SI-5 Tier-1 Manager’s Report (AD)
– CPU Efficiencies are looking bad for ATLAS and CMS (see attached plot). This appears to be a global problem for CMS (i.e. all sites have very poor efficiency). Tim is investigating for ATLAS.

– Some CMS GridFTP errors due to “Address already in use” problem. This was due to new hardware being put into production missing the fix that had been applied to the old machines. This was quickly resolved (intermittent errors for ~24 hours).

– A disk server in Castor for LHCb ran into problems over the weekend and had to be removed from production while the disk array is being rebuilt. Some LHCb files are temporarily unavailable (although they are in Echo so if the LHCb failover mechanism is working, there should be no failed jobs!).

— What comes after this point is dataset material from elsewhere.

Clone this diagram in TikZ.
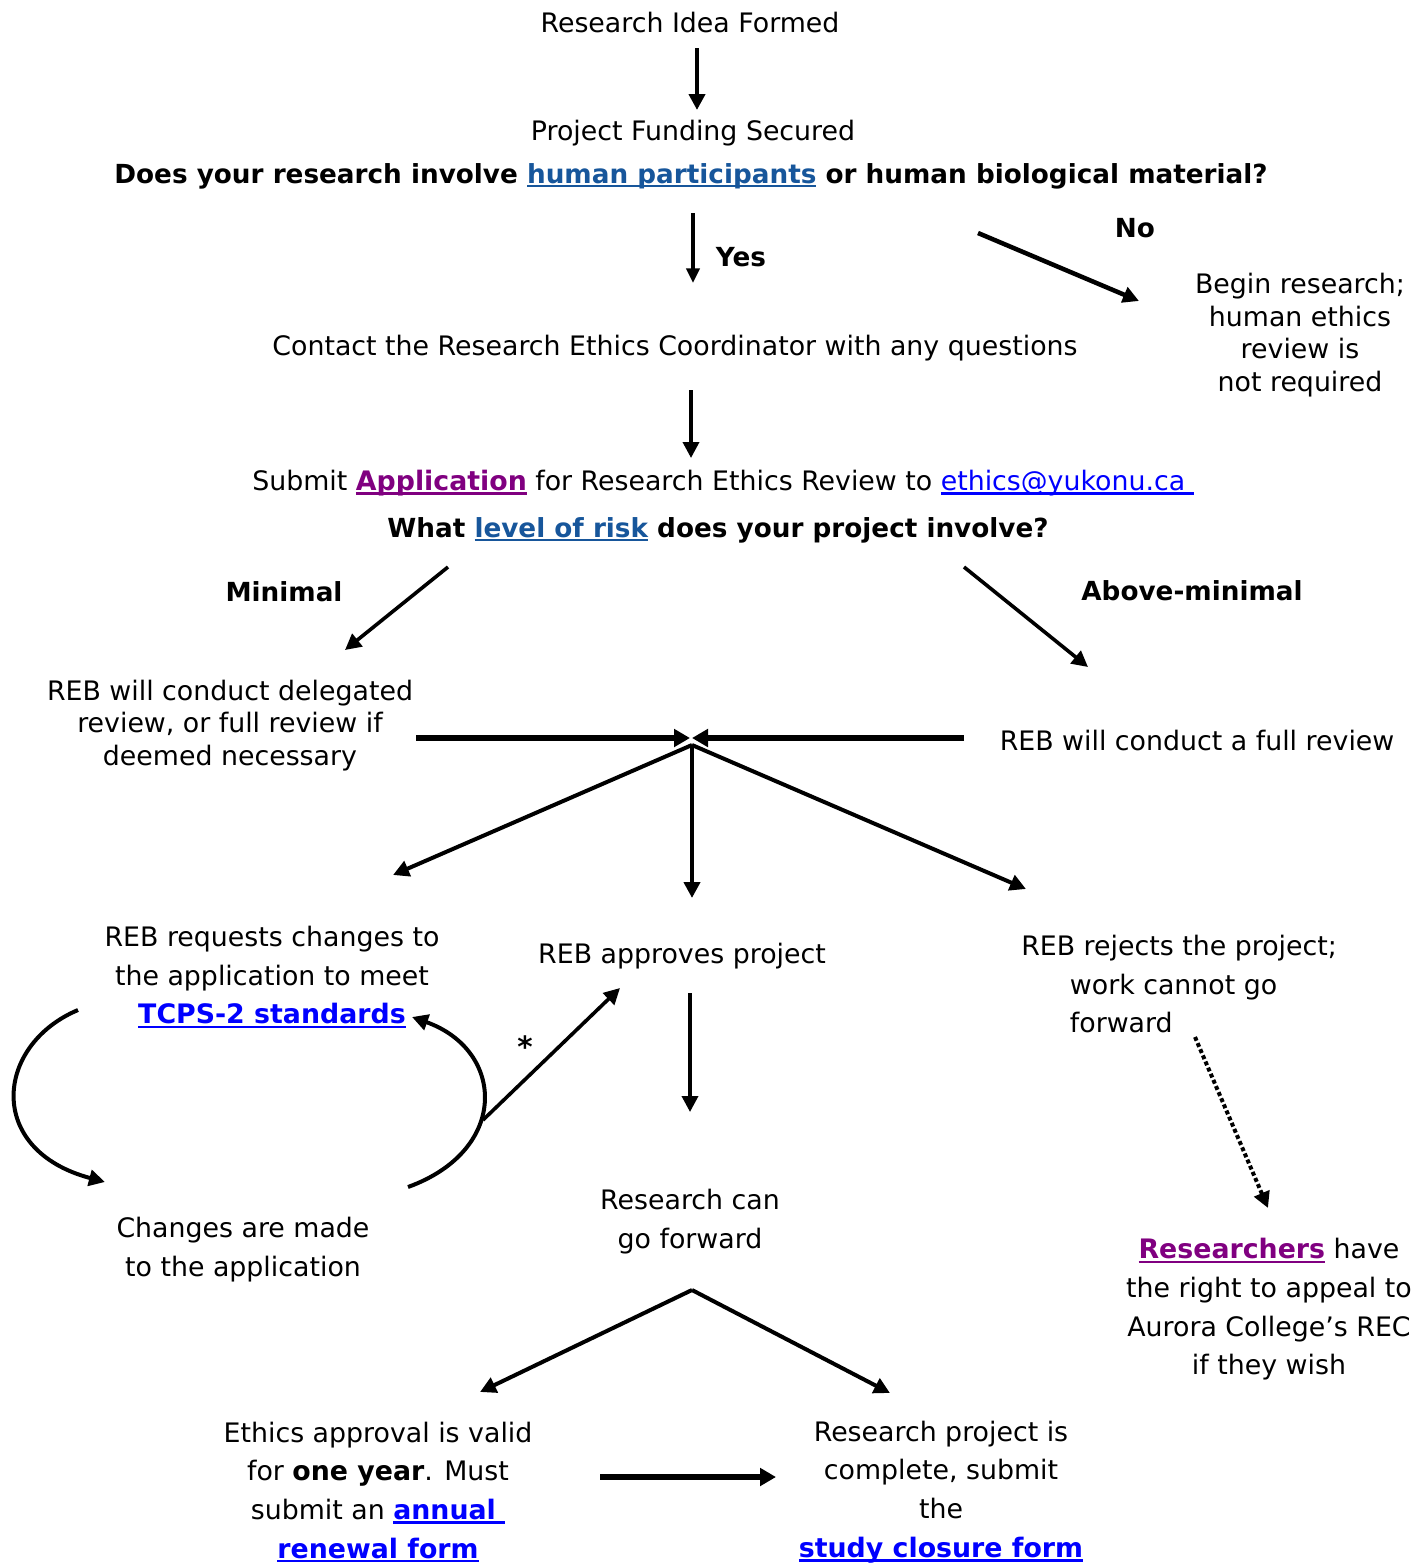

– CMS submitted a GGUS over the weekend due to intermittent SAM failures connecting to Castor with “permission denied”. Under investigation.

– Procurement
DELL Storage, delivery has been booked in for 4th March.
Martin is having a meeting with XMA later today, which will confirm dates:
XMA CPU, expected delivery 2-3 weeks from now.
XMA Storage, they have indicated that they will need to push back the delivery date (from 28th February), but have not indicated they have any problems with the end of March deadline.

SI-6 LCG Management Board Report of Issues (DB)
No MB and nothing to report.

SI-7 External Contexts (PC)
F2F IRIS meeting. Good meeting, AS has a number of actions to take care off. Of interest to GridPP would be data movement and advanced networking.

644.4: AD will progress capture of funds for Dirac with Mark Wilkinson. (Update: funding from DIRAC. AS has emailed Mark. They are now using it more heavily. Could use the money for tape, but have to be careful not to buy tape we won’t use. May be better charging later rather than during this FY? AD will now progress. 08/10/18 – Leicester are producing a PO for tapes and will send to AD to produce an invoice). Ongoing.
678.3: AD to finalise the Tier1 background document, including tape strategy by end September. (Update: Almost complete and will circulate current iteration for comment, more urgent now to feed into DB figures). Ongoing. Done.
694.1: DB will contact Charlotte confirming potential spend of additional HW funding and clarify the definition of ‘confirmed’. Done.
694.2: DB will respond to George Madden confirming proposed dates of the GridPP review meetings. Done.

ACTIONS AS OF 28.01.19
644.4: AD will progress capture of funds for Dirac with Mark Wilkinson. (Update: funding from DIRAC. AS has emailed Mark. They are now using it more heavily. Could use the money for tape, but have to be careful not to buy tape we won’t use. May be better charging later rather than during this FY? AD will now progress. 08/10/18 – Leicester are producing a PO for tapes and will send to AD to produce an invoice). Ongoing.